(Stored items from a collection)
▼
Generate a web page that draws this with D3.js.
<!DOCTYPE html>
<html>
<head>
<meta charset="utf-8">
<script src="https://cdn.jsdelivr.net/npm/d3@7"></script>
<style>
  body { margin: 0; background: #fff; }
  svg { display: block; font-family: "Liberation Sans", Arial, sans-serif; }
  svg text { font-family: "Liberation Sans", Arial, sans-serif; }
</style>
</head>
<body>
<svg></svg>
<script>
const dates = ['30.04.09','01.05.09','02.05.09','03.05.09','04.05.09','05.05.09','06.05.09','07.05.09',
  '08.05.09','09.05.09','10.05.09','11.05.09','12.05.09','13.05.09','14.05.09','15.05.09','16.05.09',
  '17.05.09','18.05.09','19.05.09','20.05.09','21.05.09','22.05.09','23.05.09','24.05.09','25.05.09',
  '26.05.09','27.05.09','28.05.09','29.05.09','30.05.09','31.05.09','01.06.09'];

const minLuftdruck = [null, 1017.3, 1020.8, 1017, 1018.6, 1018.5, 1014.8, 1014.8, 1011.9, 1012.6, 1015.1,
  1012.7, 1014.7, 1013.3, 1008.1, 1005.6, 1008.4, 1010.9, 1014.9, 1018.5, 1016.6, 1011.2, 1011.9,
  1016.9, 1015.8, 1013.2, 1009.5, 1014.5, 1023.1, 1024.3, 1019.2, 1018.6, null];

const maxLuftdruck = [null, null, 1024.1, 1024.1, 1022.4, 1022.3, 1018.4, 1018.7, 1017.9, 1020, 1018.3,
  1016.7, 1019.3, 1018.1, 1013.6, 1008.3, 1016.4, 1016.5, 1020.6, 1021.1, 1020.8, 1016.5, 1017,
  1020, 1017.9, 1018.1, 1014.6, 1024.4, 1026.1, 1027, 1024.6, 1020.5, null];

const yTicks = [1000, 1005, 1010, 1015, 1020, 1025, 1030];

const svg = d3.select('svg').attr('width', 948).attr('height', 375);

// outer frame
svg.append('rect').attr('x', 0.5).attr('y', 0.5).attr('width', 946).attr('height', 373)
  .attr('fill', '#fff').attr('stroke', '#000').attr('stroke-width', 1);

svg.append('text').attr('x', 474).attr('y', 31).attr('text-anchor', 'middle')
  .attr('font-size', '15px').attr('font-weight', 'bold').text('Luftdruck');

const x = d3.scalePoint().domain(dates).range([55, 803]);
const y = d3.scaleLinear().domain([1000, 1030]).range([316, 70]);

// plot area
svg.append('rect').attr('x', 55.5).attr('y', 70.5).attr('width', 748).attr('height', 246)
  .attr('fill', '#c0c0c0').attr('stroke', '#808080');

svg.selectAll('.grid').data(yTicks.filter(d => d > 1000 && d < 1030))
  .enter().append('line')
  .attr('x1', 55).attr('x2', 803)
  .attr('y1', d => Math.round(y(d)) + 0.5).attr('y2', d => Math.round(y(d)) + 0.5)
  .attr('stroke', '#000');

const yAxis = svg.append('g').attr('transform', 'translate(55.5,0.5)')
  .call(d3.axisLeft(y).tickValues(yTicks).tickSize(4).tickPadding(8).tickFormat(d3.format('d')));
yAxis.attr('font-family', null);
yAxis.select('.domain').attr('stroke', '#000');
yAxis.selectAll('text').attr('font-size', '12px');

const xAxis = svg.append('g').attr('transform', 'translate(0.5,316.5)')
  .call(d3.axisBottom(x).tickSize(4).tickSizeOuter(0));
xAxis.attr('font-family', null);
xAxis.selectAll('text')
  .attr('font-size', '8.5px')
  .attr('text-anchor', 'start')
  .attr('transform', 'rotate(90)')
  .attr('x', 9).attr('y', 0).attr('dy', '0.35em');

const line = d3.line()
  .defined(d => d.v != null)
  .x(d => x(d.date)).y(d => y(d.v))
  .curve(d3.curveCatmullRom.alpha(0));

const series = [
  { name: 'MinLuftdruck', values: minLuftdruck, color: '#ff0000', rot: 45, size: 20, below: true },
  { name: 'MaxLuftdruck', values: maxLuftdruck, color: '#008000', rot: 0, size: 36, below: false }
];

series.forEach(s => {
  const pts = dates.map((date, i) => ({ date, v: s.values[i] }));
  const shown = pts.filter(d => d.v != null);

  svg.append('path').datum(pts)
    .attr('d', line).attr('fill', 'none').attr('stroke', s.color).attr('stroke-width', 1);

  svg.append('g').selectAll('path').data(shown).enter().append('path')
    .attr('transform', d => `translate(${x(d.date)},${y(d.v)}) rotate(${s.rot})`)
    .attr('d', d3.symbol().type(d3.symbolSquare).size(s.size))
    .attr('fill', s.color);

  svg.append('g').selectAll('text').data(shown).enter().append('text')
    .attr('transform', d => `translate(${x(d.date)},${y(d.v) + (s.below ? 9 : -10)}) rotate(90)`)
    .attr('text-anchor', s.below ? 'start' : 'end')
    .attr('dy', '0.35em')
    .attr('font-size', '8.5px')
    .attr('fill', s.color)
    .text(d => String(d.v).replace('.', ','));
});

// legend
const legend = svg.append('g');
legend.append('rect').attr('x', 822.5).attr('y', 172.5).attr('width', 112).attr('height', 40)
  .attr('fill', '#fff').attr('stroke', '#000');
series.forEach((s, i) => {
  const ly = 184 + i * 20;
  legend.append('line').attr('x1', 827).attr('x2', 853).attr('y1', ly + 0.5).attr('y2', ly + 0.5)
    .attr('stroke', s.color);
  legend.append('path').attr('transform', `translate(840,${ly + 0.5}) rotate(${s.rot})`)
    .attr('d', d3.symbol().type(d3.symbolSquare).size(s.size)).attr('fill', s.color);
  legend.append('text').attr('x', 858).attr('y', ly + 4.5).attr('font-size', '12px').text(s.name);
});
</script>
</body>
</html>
▲
▼
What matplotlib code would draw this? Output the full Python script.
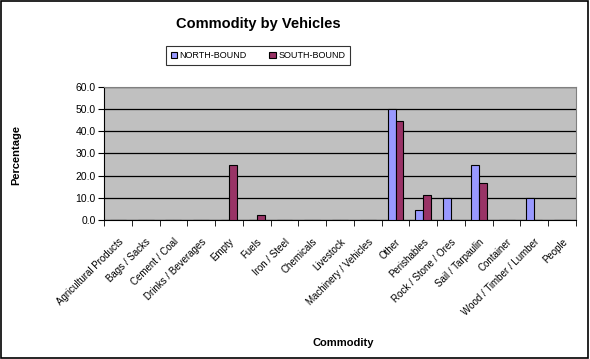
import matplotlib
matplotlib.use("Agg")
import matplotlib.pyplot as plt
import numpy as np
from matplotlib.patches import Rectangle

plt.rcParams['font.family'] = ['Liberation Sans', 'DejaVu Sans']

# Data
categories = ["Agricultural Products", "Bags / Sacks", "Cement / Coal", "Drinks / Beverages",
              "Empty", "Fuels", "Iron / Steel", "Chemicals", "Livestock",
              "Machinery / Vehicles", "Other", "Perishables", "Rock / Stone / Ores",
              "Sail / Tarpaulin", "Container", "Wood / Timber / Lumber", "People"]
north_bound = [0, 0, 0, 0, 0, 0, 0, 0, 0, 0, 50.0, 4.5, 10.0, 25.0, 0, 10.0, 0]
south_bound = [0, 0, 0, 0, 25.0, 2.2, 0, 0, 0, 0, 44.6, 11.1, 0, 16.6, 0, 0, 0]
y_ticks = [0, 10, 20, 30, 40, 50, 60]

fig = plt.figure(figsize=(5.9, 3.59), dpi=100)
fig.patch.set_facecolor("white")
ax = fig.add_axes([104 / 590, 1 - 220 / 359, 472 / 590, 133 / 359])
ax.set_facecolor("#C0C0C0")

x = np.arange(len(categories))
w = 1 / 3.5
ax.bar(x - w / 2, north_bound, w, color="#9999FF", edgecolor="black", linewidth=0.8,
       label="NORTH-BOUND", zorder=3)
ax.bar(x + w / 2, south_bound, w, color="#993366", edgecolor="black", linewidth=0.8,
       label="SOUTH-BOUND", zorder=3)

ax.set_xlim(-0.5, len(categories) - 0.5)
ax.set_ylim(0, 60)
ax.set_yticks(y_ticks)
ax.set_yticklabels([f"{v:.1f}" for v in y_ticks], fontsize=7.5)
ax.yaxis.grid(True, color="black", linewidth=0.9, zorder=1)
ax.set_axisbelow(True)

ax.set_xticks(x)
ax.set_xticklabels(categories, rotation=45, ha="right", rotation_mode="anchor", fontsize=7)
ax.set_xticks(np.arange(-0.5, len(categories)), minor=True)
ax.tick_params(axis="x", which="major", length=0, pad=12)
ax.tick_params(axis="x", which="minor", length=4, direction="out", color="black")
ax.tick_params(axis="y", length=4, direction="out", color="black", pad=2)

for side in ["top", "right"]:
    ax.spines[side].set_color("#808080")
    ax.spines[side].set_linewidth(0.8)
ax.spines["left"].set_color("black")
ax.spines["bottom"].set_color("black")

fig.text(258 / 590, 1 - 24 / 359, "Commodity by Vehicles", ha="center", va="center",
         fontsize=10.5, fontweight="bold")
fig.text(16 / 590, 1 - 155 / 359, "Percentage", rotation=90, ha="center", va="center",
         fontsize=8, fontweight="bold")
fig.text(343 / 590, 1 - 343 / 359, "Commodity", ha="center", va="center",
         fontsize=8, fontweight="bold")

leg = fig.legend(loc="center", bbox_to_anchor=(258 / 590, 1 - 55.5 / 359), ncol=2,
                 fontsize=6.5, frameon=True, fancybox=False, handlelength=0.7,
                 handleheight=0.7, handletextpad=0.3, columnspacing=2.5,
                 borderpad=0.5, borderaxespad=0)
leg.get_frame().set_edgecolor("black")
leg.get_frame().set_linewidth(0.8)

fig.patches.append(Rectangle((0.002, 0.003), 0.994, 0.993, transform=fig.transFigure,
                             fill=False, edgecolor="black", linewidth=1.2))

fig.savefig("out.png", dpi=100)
▲
Written instruction: From the data above, work out how many lines hold "script". Answer with the number alone.

Exercise output: 4